Choosing a specific cask type can also stem from the recipe of botanicals.

“I’d been wondering what type of cask to use for Burrough’s Reserve, and was attracted to Lillet Reserve as this has Seville orange notes, as does Beefeater, so the cask selection was a case of picking out a botanical in order to enhance it,” says Desmond Payne, master distiller, Beefeater.

Not knowing exactly what a cask is going to deliver is quite a romantic notion

Meanwhile, The Cotswolds Distillery gained significant insights into the influence of a particular cask type, after using it to age whisky. 

“Our 1616 Gin is aged in American Oak wine barriques which have been shaved, toasted and re-charred. We call this the magic barrel, as it gives us the best of a newly charred oak cask, which provides vanilla notes for example, together with some influence from the wine absorbed by the staves. These are various red wines from countries such as Spain and Portugal,” says Dan Szor, founder, The Cotswolds Distillery.

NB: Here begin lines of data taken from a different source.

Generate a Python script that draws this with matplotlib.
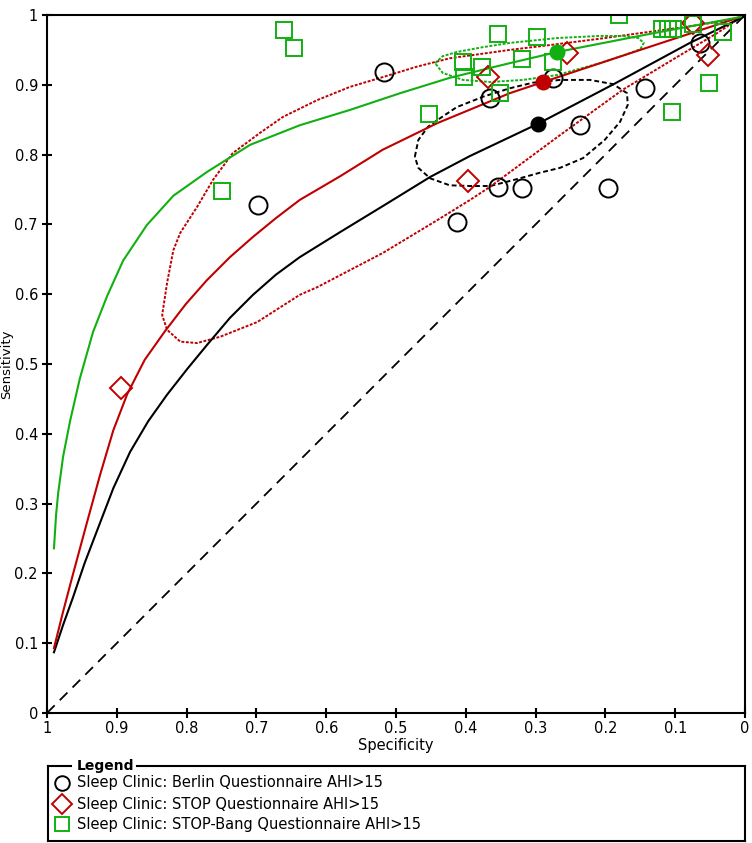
import matplotlib.pyplot as plt
from matplotlib.lines import Line2D

W, H = 752, 843
BLACK = "#000000"
RED = "#c00000"
GREEN = "#11b011"

# study points (specificity, sensitivity)
berlin_spec = [0.517, 0.698, 0.365, 0.275, 0.236, 0.143, 0.064, 0.354, 0.320, 0.196, 0.413]
berlin_sens = [0.918, 0.728, 0.881, 0.910, 0.842, 0.895, 0.960, 0.754, 0.752, 0.752, 0.703]

stop_spec = [0.894, 0.397, 0.368, 0.255, 0.074, 0.053]
stop_sens = [0.466, 0.762, 0.911, 0.946, 0.989, 0.943]

bang_spec = [0.660, 0.646, 0.354, 0.404, 0.403, 0.377, 0.351, 0.453, 0.298, 0.319,
             0.275, 0.181, 0.119, 0.110, 0.103, 0.075, 0.032, 0.052, 0.105, 0.749]
bang_sens = [0.978, 0.953, 0.973, 0.933, 0.911, 0.926, 0.888, 0.858, 0.968, 0.937,
             0.933, 1.000, 0.980, 0.980, 0.980, 0.987, 0.976, 0.903, 0.861, 0.748]

# summary points
summary_spec = {"berlin": 0.297, "stop": 0.289, "bang": 0.269}
summary_sens = {"berlin": 0.844, "stop": 0.904, "bang": 0.947}

# SROC curves
berlin_curve_spec = [0.990, 0.977, 0.963, 0.946, 0.928, 0.905, 0.881, 0.855, 0.828, 0.799, 0.771, 0.738,
                     0.705, 0.672, 0.638, 0.580, 0.516, 0.451, 0.394, 0.337, 0.297, 0.188, 0.079, 0.003]
berlin_curve_sens = [0.087, 0.126, 0.165, 0.215, 0.262, 0.322, 0.374, 0.418, 0.456, 0.493, 0.527, 0.566,
                     0.599, 0.628, 0.653, 0.689, 0.728, 0.768, 0.798, 0.825, 0.844, 0.901, 0.960, 0.997]

stop_curve_spec = [0.990, 0.977, 0.963, 0.943, 0.924, 0.905, 0.885, 0.860, 0.831, 0.801, 0.771, 0.738,
                   0.705, 0.672, 0.638, 0.580, 0.519, 0.441, 0.337, 0.289, 0.150, 0.007]
stop_curve_sens = [0.093, 0.145, 0.198, 0.272, 0.341, 0.405, 0.457, 0.506, 0.547, 0.586, 0.620, 0.653,
                   0.682, 0.709, 0.735, 0.769, 0.807, 0.845, 0.888, 0.904, 0.950, 0.997]

bang_curve_spec = [0.990, 0.987, 0.984, 0.977, 0.967, 0.953, 0.934, 0.914, 0.891, 0.857, 0.819, 0.771,
                   0.709, 0.638, 0.566, 0.494, 0.423, 0.337, 0.269, 0.136, 0.007]
bang_curve_sens = [0.236, 0.284, 0.315, 0.367, 0.418, 0.479, 0.546, 0.597, 0.648, 0.699, 0.741, 0.775,
                   0.814, 0.842, 0.864, 0.888, 0.910, 0.931, 0.947, 0.973, 0.997]

# confidence regions
berlin_ci_spec = [0.473, 0.468, 0.454, 0.437, 0.413, 0.375, 0.337, 0.304, 0.265, 0.222, 0.189, 0.169, 0.168,
                  0.179, 0.201, 0.232, 0.265, 0.294, 0.330, 0.365, 0.394, 0.423, 0.451, 0.468, 0.473]
berlin_ci_sens = [0.797, 0.821, 0.840, 0.852, 0.868, 0.883, 0.895, 0.903, 0.907, 0.907, 0.901, 0.888, 0.871,
                  0.847, 0.821, 0.795, 0.781, 0.774, 0.764, 0.755, 0.755, 0.756, 0.766, 0.781, 0.797]

stop_ci_spec = [0.007, 0.064, 0.136, 0.208, 0.279, 0.337, 0.423, 0.470, 0.519, 0.566, 0.613, 0.662, 0.695,
                0.734, 0.762, 0.785, 0.809, 0.819, 0.828, 0.835, 0.828, 0.809, 0.785, 0.752, 0.699, 0.638,
                0.613, 0.519, 0.441, 0.394, 0.365, 0.269, 0.175, 0.097, 0.040, 0.007]
stop_ci_sens = [0.996, 0.986, 0.976, 0.966, 0.957, 0.950, 0.938, 0.926, 0.911, 0.897, 0.878, 0.854, 0.831,
                0.802, 0.764, 0.725, 0.688, 0.663, 0.616, 0.570, 0.549, 0.532, 0.530, 0.539, 0.560, 0.599,
                0.610, 0.659, 0.706, 0.735, 0.754, 0.825, 0.893, 0.940, 0.974, 0.996]

bang_ci_spec = [0.444, 0.433, 0.413, 0.375, 0.337, 0.269, 0.208, 0.175, 0.153, 0.145, 0.150, 0.172, 0.208,
                0.269, 0.318, 0.365, 0.404, 0.433, 0.444]
bang_ci_sens = [0.931, 0.941, 0.947, 0.954, 0.960, 0.967, 0.970, 0.970, 0.967, 0.960, 0.951, 0.943, 0.931,
                0.914, 0.907, 0.904, 0.907, 0.917, 0.931]

tick_vals = [1, 0.9, 0.8, 0.7, 0.6, 0.5, 0.4, 0.3, 0.2, 0.1, 0]
tick_labels = ["1", "0.9", "0.8", "0.7", "0.6", "0.5", "0.4", "0.3", "0.2", "0.1", "0"]

legend_labels = ["Sleep Clinic: Berlin Questionnaire AHI>15",
                 "Sleep Clinic: STOP Questionnaire AHI>15",
                 "Sleep Clinic: STOP-Bang Questionnaire AHI>15"]

plt.rcParams['font.family'] = ['DejaVu Sans']

fig = plt.figure(figsize=(W / 100, H / 100), dpi=100)
ax = fig.add_axes([47 / W, 1 - 713 / H, 698 / W, 698 / H])
ax.set_xlim(1, 0)
ax.set_ylim(0, 1)

# chance line
ax.plot([1, 0], [0, 1], color=BLACK, lw=1.3, ls=(0, (6, 4)))

# confidence regions
ax.plot(berlin_ci_spec, berlin_ci_sens, color=BLACK, lw=1.4, ls=(0, (2.5, 1.5)))
ax.plot(stop_ci_spec, stop_ci_sens, color=RED, lw=1.4, ls=(0, (1.5, 0.8)))
ax.plot(bang_ci_spec, bang_ci_sens, color=GREEN, lw=1.4, ls=(0, (1.5, 0.8)))

# SROC curves
ax.plot(berlin_curve_spec, berlin_curve_sens, color=BLACK, lw=1.5)
ax.plot(stop_curve_spec, stop_curve_sens, color=RED, lw=1.5)
ax.plot(bang_curve_spec, bang_curve_sens, color=GREEN, lw=1.5)

# studies
ax.plot(berlin_spec, berlin_sens, ls='none', marker='o', ms=13, mfc='none', mec=BLACK, mew=1.4)
ax.plot(stop_spec, stop_sens, ls='none', marker='D', ms=11.5, mfc='none', mec=RED, mew=1.4)
ax.plot(bang_spec, bang_sens, ls='none', marker='s', ms=11.5, mfc='none', mec=GREEN, mew=1.4)

# summary points
for key, col in [("berlin", BLACK), ("stop", RED), ("bang", GREEN)]:
    ax.plot(summary_spec[key], summary_sens[key], marker='o', ms=10.5, color=col, ls='none')

for sp in ax.spines.values():
    sp.set_linewidth(1.5)
ax.set_xticks(tick_vals)
ax.set_xticklabels(tick_labels)
ax.set_yticks(tick_vals)
ax.set_yticklabels(tick_labels)
ax.tick_params(direction='inout', length=7, width=1.5, labelsize=10.5, pad=2)
ax.tick_params(axis='y', pad=3)
ax.set_xlabel("Specificity", fontsize=10.5, labelpad=2)


def fx(px):
    return px / W


def fy(py):
    return 1 - py / H


fig.text(fx(7), fy(364), "Sensitivity", fontsize=9.5, rotation=90, ha='center', va='center')

# legend box drawn by hand so the title sits in the frame
frame = [([48, 71], [766, 766]), ([137, 745], [766, 766]), ([745, 745], [766, 841]),
         ([48, 745], [841, 841]), ([48, 48], [766, 841])]
for xs, ys in frame:
    fig.add_artist(Line2D([fx(v) for v in xs], [fy(v) for v in ys], color=BLACK, lw=1.5,
                          transform=fig.transFigure))
fig.text(fx(77), fy(766), "Legend", fontsize=10, fontweight='bold', va='center', ha='left')

markers = [('o', BLACK, 10.5), ('D', RED, 10), ('s', GREEN, 10)]
rows = [783, 804, 824]
for (m, col, ms), lab, y in zip(markers, legend_labels, rows):
    fig.add_artist(Line2D([fx(62)], [fy(y)], marker=m, ms=ms, mfc='none', mec=col, mew=1.4,
                          ls='none', transform=fig.transFigure))
    fig.text(fx(77), fy(y), lab, fontsize=10.5, va='center', ha='left')

fig.savefig("out.png", dpi=100)
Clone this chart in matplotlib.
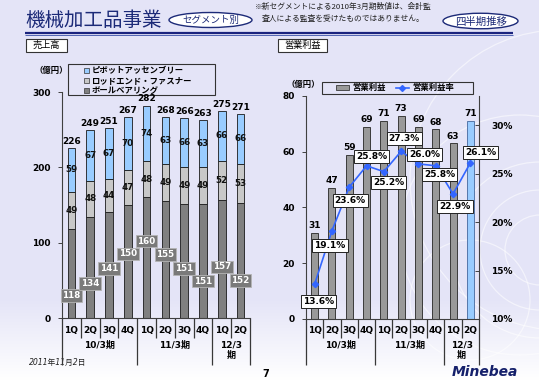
import matplotlib
matplotlib.use('Agg')
import matplotlib.pyplot as plt
import numpy as np
from matplotlib.patches import Rectangle, Ellipse, Patch, Circle
from matplotlib.lines import Line2D
from matplotlib.ticker import FuncFormatter

plt.rcParams['font.family'] = ['DejaVu Sans', 'Noto Sans CJK JP']
JP = ['Noto Sans CJK JP', 'DejaVu Sans']

# ---------------- data ----------------
quarters = ['1Q', '2Q', '3Q', '4Q', '1Q', '2Q', '3Q', '4Q', '1Q', '2Q']
fiscal_years = ['10/3期', '11/3期', '12/3\n期']
year_groups = [(0, 3), (4, 7), (8, 9)]

segment_names = ['ピボットアッセンブリー', 'ロッドエンド・ファスナー', 'ボールベアリング']
ball_bearing = [118, 134, 141, 150, 160, 155, 151, 151, 157, 152]
rod_end = [49, 48, 44, 47, 48, 49, 49, 49, 52, 53]
pivot = [59, 67, 67, 70, 74, 63, 66, 63, 66, 66]
sales_total = [226, 249, 251, 267, 282, 268, 266, 263, 275, 271]

op_income = [31, 47, 59, 69, 71, 73, 69, 68, 63, 71]
op_margin = [13.6, 19.1, 23.6, 25.8, 25.2, 27.3, 26.0, 25.8, 22.9, 26.1]

# layout-only: where the ball-bearing value boxes sit (data units) and margin label offsets (px)
bb_label_y = [30, 46, 66, 85, 102, 84, 66, 49, 68, 50]
margin_offsets = [(4, -17), (-2, -15), (1, -13), (5, 9), (5, -11),
                  (3, 13), (6, 9), (4, -9), (2, -13), (10, 10)]

NAVY = '#1c2a78'
W, H = 539, 380
DPI = 100
fig = plt.figure(figsize=(W / DPI, H / DPI), dpi=DPI)


def fx(p):
    return p / W


def fy(p):
    return 1 - p / H


# ---------------- background ----------------
bg = fig.add_axes([0, 0, 1, 1], zorder=-10)
bg.set_xlim(0, W)
bg.set_ylim(H, 0)
bg.axis('off')
rows = np.arange(H)
lav = np.array([0.898, 0.898, 0.970])
t = np.clip((rows - 300) / 80.0, 0, 1)[:, None]
grad = (lav * (1 - t) + np.array([1.0, 1.0, 1.0]) * t)[:, None, :]
bg.imshow(grad, extent=[0, W, H, 0], aspect='auto')
for (cx, cy, r) in [(540, 250, 35), (540, 250, 60), (540, 250, 88), (520, 235, 120),
                    (470, 300, 60), (560, 180, 150)]:
    bg.add_patch(Circle((cx, cy), r, fill=False, ec='white', lw=0.9, alpha=0.55))

# ---------------- header ----------------
bg.text(25, 20, '機械加工品事業', fontsize=14, color=NAVY, family=JP,
        va='center', ha='left')
bg.add_patch(Ellipse((210.5, 20), 83, 15, fc='white', ec=NAVY, lw=1.0))
bg.text(210.5, 20.5, 'セグメント別', fontsize=6.8, color=NAVY, family=JP,
        ha='center', va='center')
bg.text(343, 6.5, '※新セグメントによる2010年3月期数値は、会計監', fontsize=5.6,
        family=JP, ha='center', va='center', color='#222222')
bg.text(343, 18.5, '査人による監査を受けたものではありません。', fontsize=5.6,
        family=JP, ha='center', va='center', color='#222222')
bg.add_patch(Ellipse((480.5, 21), 75, 15.5, fc='white', ec=NAVY, lw=1.0))
bg.text(480.5, 21.5, '四半期推移', fontsize=7.5, color=NAVY, family=JP,
        ha='center', va='center')
bg.plot([25, 513], [32.8, 32.8], color='#1a237e', lw=1.6, solid_capstyle='butt')
bg.plot([25, 513], [35.3, 35.3], color='#3a4fa8', lw=0.6, solid_capstyle='butt')

bg.add_patch(Rectangle((26, 39), 41, 13, fc='white', ec='#333333', lw=0.8))
bg.text(46.5, 45.7, '売上高', fontsize=6.6, family=JP, ha='center', va='center')
bg.add_patch(Rectangle((278, 39), 49, 13, fc='white', ec='#333333', lw=0.8))
bg.text(302.5, 45.7, '営業利益', fontsize=6.6, family=JP, ha='center', va='center')

# footer
bg.text(29, 362, '2011年11月2日', fontsize=5.6, style='italic', ha='left',
        va='center', color='#222222')
bg.text(266, 374, '7', fontsize=7, fontweight='bold', ha='center', va='center')
bg.text(452, 372, 'Minebea', fontsize=10, fontweight='bold', style='italic',
        color='#15206b', ha='left', va='center')

x = np.arange(len(quarters))
BW = 0.4
SPINE = '#404040'


def category_axis(ax, y0):
    # boundaries between categories, mapped through the axes' own data transform
    for k in range(len(quarters) + 1):
        xb = k - 0.5
        px = ax.transData.transform((xb, 0))[0]
        long_line = k in (0, 4, 8, len(quarters))
        y_end = 365 if long_line else 338
        bg.plot([px, px], [y0, y_end], color='#383838', lw=0.9,
                solid_capstyle='butt', zorder=5)
    for i, q in enumerate(quarters):
        px = ax.transData.transform((i, 0))[0]
        bg.text(px, 330, q, ha='center', va='center', fontsize=6.5,
                fontweight='bold')
    for name, (a, b) in zip(fiscal_years, year_groups):
        px = ax.transData.transform(((a + b) / 2, 0))[0]
        bg.text(px, 341, name, ha='center', va='top', fontsize=6.5,
                fontweight='bold', linespacing=1.15)


def style_axis(ax):
    for s in ['top', 'right']:
        ax.spines[s].set_visible(False)
    for s in ['left', 'bottom']:
        ax.spines[s].set_color(SPINE)
        ax.spines[s].set_linewidth(0.8)
    ax.set_xticks([])
    ax.tick_params(axis='y', length=3, width=0.7, color=SPINE, pad=5,
                   labelsize=6.5)
    for lab in ax.get_yticklabels():
        lab.set_fontweight('bold')
    ax.patch.set_alpha(0)


# ---------------- left chart: sales ----------------
axL = fig.add_axes([fx(62), fy(318), fx(250) - fx(62), (318 - 92) / H])
bb = np.array(ball_bearing)
rd = np.array(rod_end)
pv = np.array(pivot)
axL.bar(x, bb, BW, color='#808080', edgecolor='#1a1a1a', lw=0.6)
axL.bar(x, rd, BW, bottom=bb, color='#c8c8c8', edgecolor='#1a1a1a', lw=0.6)
axL.bar(x, pv, BW, bottom=bb + rd, color='#99ccff', edgecolor='#1a1a1a', lw=0.6)
axL.set_xlim(-0.5, len(quarters) - 0.5)
axL.set_ylim(0, 300)
axL.set_yticks([0, 100, 200, 300])
style_axis(axL)
category_axis(axL, 318)

for i in range(len(quarters)):
    axL.text(i, bb_label_y[i], str(ball_bearing[i]), color='white', fontsize=6.3,
             fontweight='bold', ha='center', va='center',
             bbox=dict(boxstyle='square,pad=0.2', fc='#7a7a7a', ec='#b5b5b5', lw=0.6))
    axL.text(i, bb[i] + rd[i] / 2, str(rod_end[i]), fontsize=6.3, fontweight='bold',
             ha='center', va='center', color='#111111')
    axL.text(i, bb[i] + rd[i] + pv[i] / 2, str(pivot[i]), fontsize=6.3,
             fontweight='bold', ha='center', va='center', color='#111111')
    axL.annotate(str(sales_total[i]), (i, bb[i] + rd[i] + pv[i]),
                 xytext=(0, 1.5), textcoords='offset points', ha='center',
                 va='bottom', fontsize=6.5, fontweight='bold')

bg.text(51, 71, '（億円）', fontsize=6, family=JP, ha='center', va='center',
        fontweight='bold')
bg.add_patch(Rectangle((68, 64), 147, 31, fill=False, ec='#333333', lw=0.8))
legL = axL.legend(handles=[Patch(fc='#99ccff', ec='#333333', lw=0.5),
                           Patch(fc='#c8c8c8', ec='#333333', lw=0.5),
                           Patch(fc='#808080', ec='#333333', lw=0.5)],
                  labels=segment_names, loc='upper left',
                  bbox_to_anchor=(fx(84), fy(66)), bbox_transform=fig.transFigure,
                  frameon=False, handlelength=0.55, handleheight=0.55,
                  handletextpad=0.35, labelspacing=0.12, borderpad=0,
                  borderaxespad=0, prop={'size': 6, 'weight': 'bold'})

# ---------------- right chart: operating income ----------------
axR = fig.add_axes([fx(306), fy(319), fx(479) - fx(306), (319 - 96) / H])
bar_colors = ['#999999'] * (len(quarters) - 1) + ['#99ccff']
bar_edges = ['#3a3a3a'] * (len(quarters) - 1) + ['#5577aa']
axR.bar(x, op_income, BW, color=bar_colors, edgecolor=bar_edges, lw=0.7)
axR.set_xlim(-0.5, len(quarters) - 0.5)
axR.set_ylim(0, 80)
axR.set_yticks([0, 20, 40, 60, 80])
style_axis(axR)
category_axis(axR, 319)
for i, v in enumerate(op_income):
    axR.annotate(str(v), (i, v), xytext=(0, 2), textcoords='offset points',
                 ha='center', va='bottom', fontsize=6.5, fontweight='bold')

axR2 = axR.twinx()
axR2.set_ylim(10, 33)
axR2.set_yticks([10, 15, 20, 25, 30])
axR2.yaxis.set_major_formatter(FuncFormatter(lambda v, p: f'{v:.0f}%'))
for s in ['top', 'left', 'bottom']:
    axR2.spines[s].set_visible(False)
axR2.spines['right'].set_color(SPINE)
axR2.spines['right'].set_linewidth(0.8)
axR2.tick_params(axis='y', direction='in', length=3, width=0.7, color=SPINE,
                 pad=9, labelsize=6.5)
for lab in axR2.get_yticklabels():
    lab.set_fontweight('bold')
axR2.plot(x, op_margin, color='#3366ff', lw=1.2, marker='D', ms=3.2,
          markerfacecolor='#3366ff', markeredgecolor='#3366ff')
for i, v in enumerate(op_margin):
    dx, dy = margin_offsets[i]
    axR2.annotate(f'{v:.1f}%', (i, v), xytext=(dx, dy), textcoords='offset pixels',
                  ha='center', va='center', fontsize=6.5, fontweight='bold',
                  bbox=dict(boxstyle='square,pad=0.22', fc='white', ec='#222222',
                            lw=0.7))

bg.text(303, 85, '（億円）', fontsize=6, family=JP, ha='center', va='center',
        fontweight='bold')
bg.add_patch(Rectangle((322, 82), 151, 11.5, fill=False, ec='#333333', lw=0.8))
legR = axR2.legend(handles=[Patch(fc='#999999', ec='#3a3a3a', lw=0.6),
                            Line2D([], [], color='#3366ff', lw=1.2, marker='D', ms=3)],
                   labels=['営業利益', '営業利益率'], loc='center left',
                   bbox_to_anchor=(fx(336), fy(87.8)), bbox_transform=fig.transFigure,
                   ncol=2, frameon=False, handlelength=1.6, handleheight=0.5,
                   handletextpad=0.35, columnspacing=1.2, borderpad=0,
                   borderaxespad=0, prop={'size': 6, 'weight': 'bold'})

fig.savefig('out.png', dpi=DPI)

This ‘residual liquid’ (i.e. remnants of the cask’s previous occupant) is an important aspect of the cask influence. As soon as a cask is filled, residual liquid leeches out from the staves into the gin. Meanwhile, gin is also absorbed by the staves, which contain various flavour compounds such as vanillin (giving vanilla notes) and tannins (that add dryness, for example). As flavour compounds are soluble they dissolve into the gin, which also provides a ‘liquid highway’ for flavour compounds to travel along, and join the ‘bulk’ of the gin in the cask. 

How casks influence a gin is also determined by the filling strength (i.e. alcoholic strength of the gin when filled into the cask), which can be adjusted by diluting with water.

Cotswold Distilling Company_MG_8804 (Large).jpg

“Filling at a higher strength gives a faster, more intense extraction of flavour compounds from the cask, but also potentially more astringency and tannins, depending on the condition of the cask. Too high a level of tannins can result in excessive dryness. Lower filling strengths give a more gradual rate of extraction and a slightly different range of flavours,” says Jamie Baxter, a gin consultant. 

The choice of casks varies enormously, though typical candidates are Bourbon barrels, which have a capacity of 200 litres, wine barriques at 225 litres, sherry casks which are either hogsheads (250 litres) or butts (500 litres). 

The first signs of a cask’s influence soon become apparent – whatever the cask selection. 

“Within a month or two the gin acquires a significant level of barrel character, with a lot of red fruit from the residual wine, and quite a bit of caramel and vanilla from the oak, though the gin is already very characterful,” says Dan Szor.

The rate of development can be rapid, which means the onus is on sampling, particularly when using a cask for the first time. “After filling casks from Lillet with Beefeater gin, I was sampling every couple of days. Ageing lasted about four weeks, it was still definitely a gin, retaining the freshness of juniper, while gaining characteristics and colour from the wood,” says Desmond Payne.

Longer ageing doesn’t create a superior result compared to a brief stint; it’s a different proposition. The balance between the gin character and the influence of the cask is continually changing, with the cask influence increasing as the ageing process continues. 

“I want the classic flavours of Salcombe Gin to be at the forefront, supported by the cask influence, so that ageing adds another dimension and greater complexity. It is after all about balance,” says Angus Lugsdin.

The time-frame required to reach an optimum balance depends on each individual cask.

“Some cask types take much longer than others, it depends where the sweet spot lies between the botanicals and the cask influence, which varies. Sometimes you bottle it sooner than you thought, and at other times we thought it’ll be ready soon, then another flavour comes through. The longest ageing period was 400 days in a sherry butt, as larger casks need longer. The shortest was an ex-white wine cask at 4 months, and by then the gin was very fragrant,” says Alex Wolpert, founder, East London Liquor Co.